Last week Wind River, now a subsidiary of Intel, announced that it had taken the lead in the share of embedded Linux revenue.
ALAMEDA, CA - July 22, 2009 - Wind River, a wholly owned subsidiary of Intel Corporation, today announced it has been named the embedded Linux market leader by VDC Research Group. Released today in VDC's 2009 Linux in the Embedded Systems Market report, Wind River achieved the market share lead in 2008 with greater than 30 percent of total market revenue, more than seven percentage points over the next closest competitor. Wind River entered the Linux business in 2004 to complement its market-leading, proprietary operating system, VxWorks.
The unnamed "next closest competitor" is MontaVista Software, but the real competition is not between the different embedded software vendors. The real competition is between any commercial Linux vendor versus rolling your own distribution from source. The various kernel distributions for PowerPC and MIPS are easy to download and cross-compile. Assembling a filesystem is not difficult, as discussed in an earlier article on this site. Add busybox and either glibc or uClibc, and you are most of the way to a bootable system.
There are a few areas where embedded Linux vendors provide value, and why I generally advocate purchasing support from them for a Linux development project:
- The compiler toolchain: Maintaining a cross-compiling toolchain is quite a bit of work. Most importantly, one has to stay on top of CPU bugs. All CPUs ship with bugs, even x86, but a dirty little secret of the RISC SoC business is that they can go to market with more significant problems than Intel or AMD could get away with. So long as the issue can be worked around in the compiler or assembler - by not emitting the problematic sequence of instructions - the chip will ship anyway and rectify problems in later spins. The bugs will be documented in the Errata, but the descriptions are made to sound quite innocuous. CPU developers make sure that the major commercial embedded Linux vendors have the needed workarounds in their toolchain.
- The kernel development tax: if you look at the version control logs for Linux/MIPS or Linux/PowerPC, the people doing the heavy lifting are often employed at one of the Linux vendors. Those companies have an economic reason to pay for that development. Unfortunately this leads to a variation of the Prisoner's Dilemma: somebody has to fund it. One can either pay for a support contract in order to fund Linux development, or not pay but hope that enough other people do.
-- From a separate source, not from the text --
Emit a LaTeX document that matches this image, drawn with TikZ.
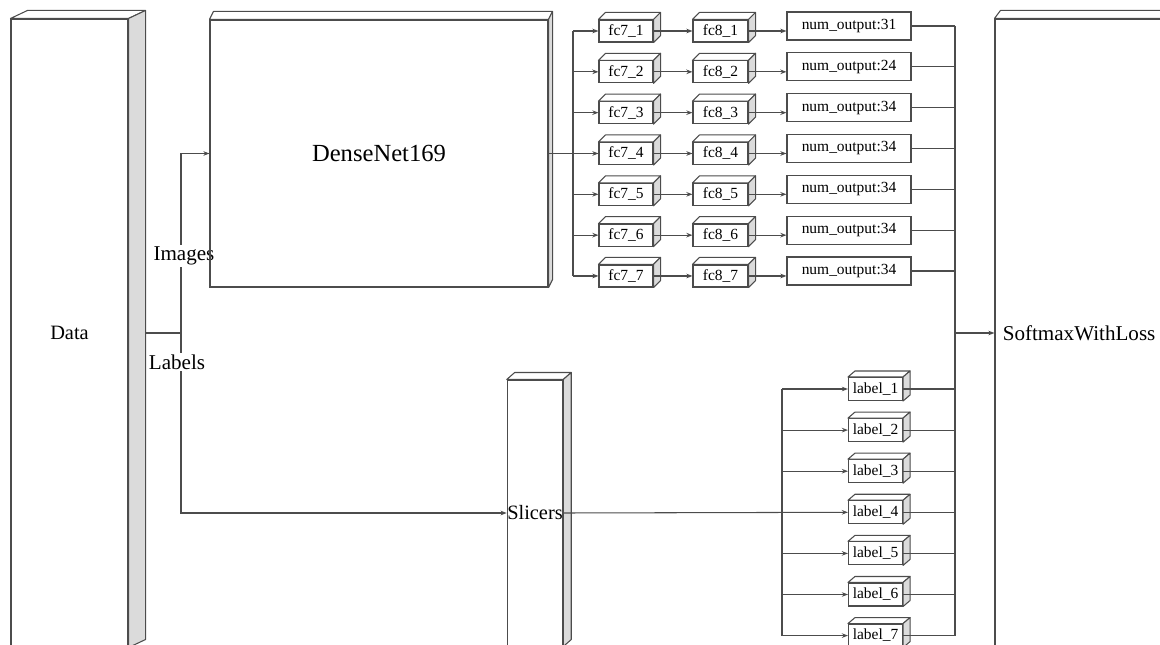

- Proprietary tools: The package management tools and customized Eclipse IDE supplied by these vendors are generally not useful to me, but some of their supplementary tools for profiling or shared library size reduction are quite interesting.
It is sometimes galling to be paying for support for embedded Linux, particularly because the technical support for specific problems has never actually resolved anything for me. Nonetheless I do advocate having at least a minimal contract, using the supplied compiler toolchain and investigating the other tools they provide. It is worth spending some resources for.